Aguirre-Sacasa described the table read for the episode as emotional, as it was the first time the cast was together following Perry's death. Regarding filming, Skeet Ulrich, who portrays F.P. Jones, described it as difficult, and though they wanted to honor Perry, it was difficult to perform. Molly Ringwald, who portrays Perry's on-screen wife, Mary Andrews, described the episode as "cathartic", as she was not able to attend Perry's memorial, and it allowed her to say good-bye to him. KJ Apa, who plays Perry's on-screen son Archie, recalled it being "a tough one because you have to kind of go back in time a little bit and go back and access that emotion again."

== Reception ==

=== Ratings ===
In the United States, the episode received a 0.4/2 percent share among adults between the ages of 18 and 49, meaning that it was seen by 0.4 percent of all households, and 2 percent of all of those watching television at the time of the broadcast. It was watched by 1.14 million viewers. At the time of airing, the episode garnered the highest ratings since the season three episode, "Chapter Forty-Six: The Red Dahlia", which garnered 1.26 million viewers.

=== Critical response ===
On review aggregator website Rotten Tomatoes, the episode holds an approval rating of 100% based on 14 reviews, and an average rating of 9.47/10. The site's critics consensus reads: "Bittersweet and beautiful, "In Memoriam" is a loving tribute to the beloved Luke Perry—a fitting sendoff for one of TVs favorite dads."
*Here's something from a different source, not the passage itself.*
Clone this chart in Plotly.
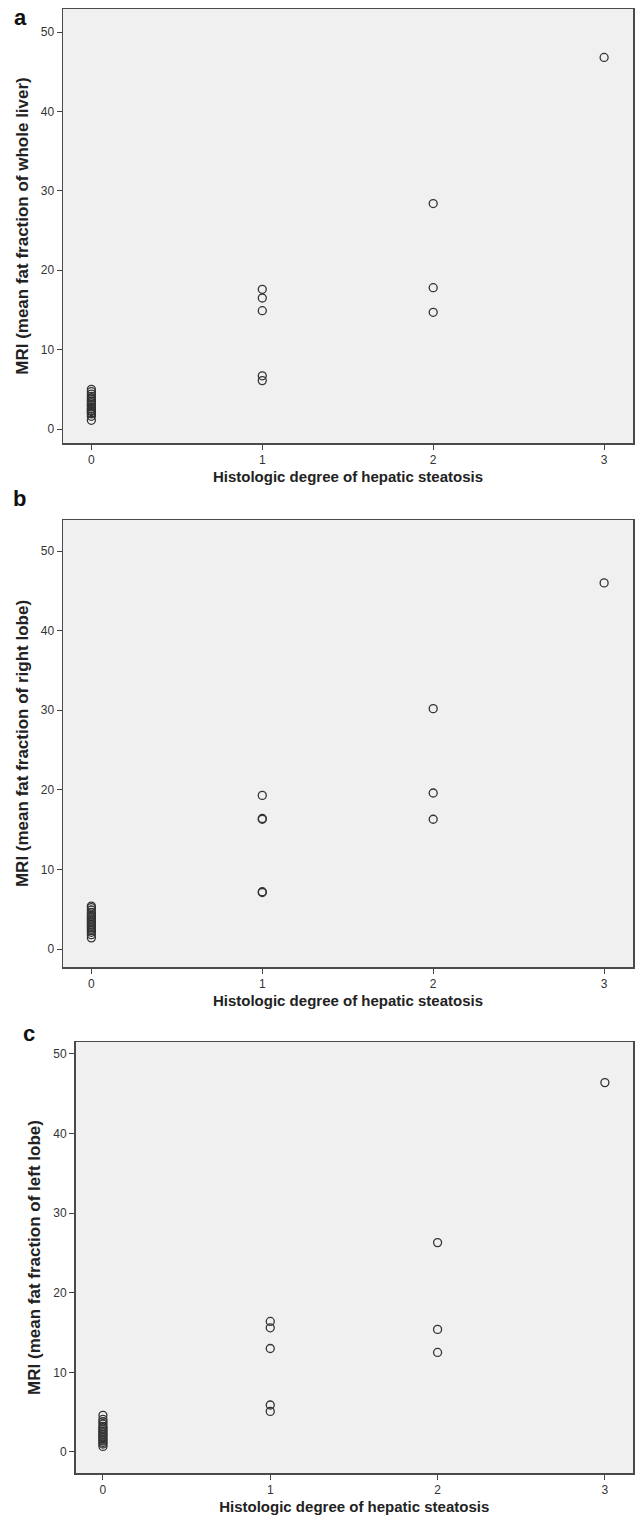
import plotly.graph_objects as go

# ---- data ----
degree_labels = ["0", "1", "2", "3"]

whole_x0 = [1.1, 1.6, 1.9, 2.0, 2.2, 2.3, 2.5, 2.6, 2.8, 3.0, 3.1, 3.3, 3.5, 3.7, 3.9, 4.1, 4.4, 4.7, 5.0]
whole_x1 = [17.6, 16.5, 14.9, 6.7, 6.1]
whole_x2 = [28.4, 17.8, 14.7]
whole_x3 = [46.8]

right_x0 = [1.4, 1.8, 2.1, 2.3, 2.5, 2.7, 2.9, 3.1, 3.3, 3.5, 3.7, 3.9, 4.1, 4.3, 4.6, 4.9, 5.2, 5.4]
right_x1 = [19.3, 16.4, 16.3, 7.2, 7.1]
right_x2 = [30.2, 19.6, 16.3]
right_x3 = [46.0]

left_x0 = [0.7, 1.0, 1.2, 1.4, 1.6, 1.8, 2.0, 2.2, 2.4, 2.6, 2.8, 3.0, 3.2, 3.5, 3.8, 4.1, 4.6]
left_x1 = [16.4, 15.6, 13.0, 5.9, 5.1]
left_x2 = [26.3, 15.4, 12.5]
left_x3 = [46.4]

y_titles = [
    "MRI (mean fat fraction of whole liver)",
    "MRI (mean fat fraction of right lobe)",
    "MRI (mean fat fraction of left lobe)",
]
x_title = "Histologic degree of hepatic steatosis"
panel_letters = ["a", "b", "c"]

panels = [
    [whole_x0, whole_x1, whole_x2, whole_x3],
    [right_x0, right_x1, right_x2, right_x3],
    [left_x0, left_x1, left_x2, left_x3],
]

# ---- layout geometry (page px, body margin removed) ----
W, H = 636, 1520
boxes = [  # left, right, top, bottom in page px
    (63, 633, 9, 443),
    (63, 633, 520, 967),
    (75.5, 633, 1042, 1473),
]
x_ranges = [[-0.166, 3.169], [-0.166, 3.169], [-0.164, 3.168]]
y_ranges = [[-1.76, 52.9], [-2.26, 53.9], [-2.64, 51.5]]
letter_pos = [(20, 17), (19, 498), (29, 1033)]

FONT = "Liberation Sans, Arial, sans-serif"
fig = go.Figure()

for i, groups in enumerate(panels):
    xs, ys = [], []
    for g, vals in enumerate(groups):
        xs += [g] * len(vals)
        ys += vals
    suffix = "" if i == 0 else str(i + 1)
    fig.add_trace(go.Scatter(
        x=xs, y=ys, mode="markers",
        marker=dict(symbol="circle-open", size=8, color="#333333",
                    line=dict(width=1.3, color="#333333")),
        xaxis="x" + suffix, yaxis="y" + suffix, showlegend=False,
        hoverinfo="skip",
    ))
    l, r, t, b = boxes[i]
    axis_common = dict(
        showline=True, linecolor="#4a4a4a", linewidth=1.5, mirror=True,
        ticks="outside", ticklen=5, tickwidth=1, tickcolor="#444444",
        showgrid=False, zeroline=False,
        tickfont=dict(family=FONT, size=12, color="#333333"),
    )
    fig.update_layout(**{
        "xaxis" + suffix: dict(
            domain=[l / W, r / W], range=x_ranges[i], anchor="y" + suffix,
            tickmode="array", tickvals=[0, 1, 2, 3], ticktext=degree_labels,
            title=dict(text="<b>" + x_title + "</b>", standoff=5,
                       font=dict(family=FONT, size=15, color="#222222")),
            **axis_common),
        "yaxis" + suffix: dict(
            domain=[1 - b / H, 1 - t / H], range=y_ranges[i], anchor="x" + suffix,
            tickmode="array", tickvals=[0, 10, 20, 30, 40, 50],
            title=dict(text="<b>" + y_titles[i] + "</b>", standoff=8,
                       font=dict(family=FONT, size=17, color="#222222")),
            **axis_common),
    })
    lx, ly = letter_pos[i]
    fig.add_annotation(
        x=lx / W, y=1 - ly / H, xref="paper", yref="paper",
        text="<b>" + panel_letters[i] + "</b>", showarrow=False,
        font=dict(family=FONT, size=22, color="#111111"),
        xanchor="center", yanchor="middle",
    )

fig.update_layout(
    width=W, height=H,
    margin=dict(l=0, r=0, t=0, b=0),
    paper_bgcolor="white", plot_bgcolor="#f0f0f0",
)

fig.write_html(
    "out.html",
    config={"displayModeBar": False, "staticPlot": True},
    post_script="document.body.style.margin='0';document.body.style.overflow='hidden';",
)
The episode received unanimous acclaim, with critics praising how the show handled Perry's death. Alexis Nedd from Mashable praised "the level of care that went into crafting the season premiere." She acknowledged the difficulty in watching some of the scenes because the emotions portrayed on screen mirrored those of the cast. Molly Fitzpatrick of Vulture and Samantha Highfill of Entertainment Weekly both gave positive reviews, calling the episode a fitting and beautiful tribute

Charles Bramesco of The A.V. Club gave the episode an A−, praising the show for its handling of the topic, complimenting the "foundation of earnest emotion in the response of the viewers at home, and the same goes for the performances from the actors who've parted with one of their own", singling out KJ Apa's performance in particular. In his review for Decider, Alex Zalben praised the episode for its "decision to put the viewer in Archie's shoes" by showing him grappling with his father's death. Laura Bradley of Vanity Fair praised the way the show handled the plot, focusing more on the emotions of the characters. In her review for The Washington Post, Sonia Rao praised how Riverdale "shed its campy neo-noir skin" to honor Perry and his character, and "instead [adopted] a more earnest tone to highlight the qualities that defined Fred." Geoff Boucher of Deadline Hollywood complimented Riverdale on being a "compelling fiction tailored to contain emotional real-life resonance", and praised the "heartfelt and burnished" tribute.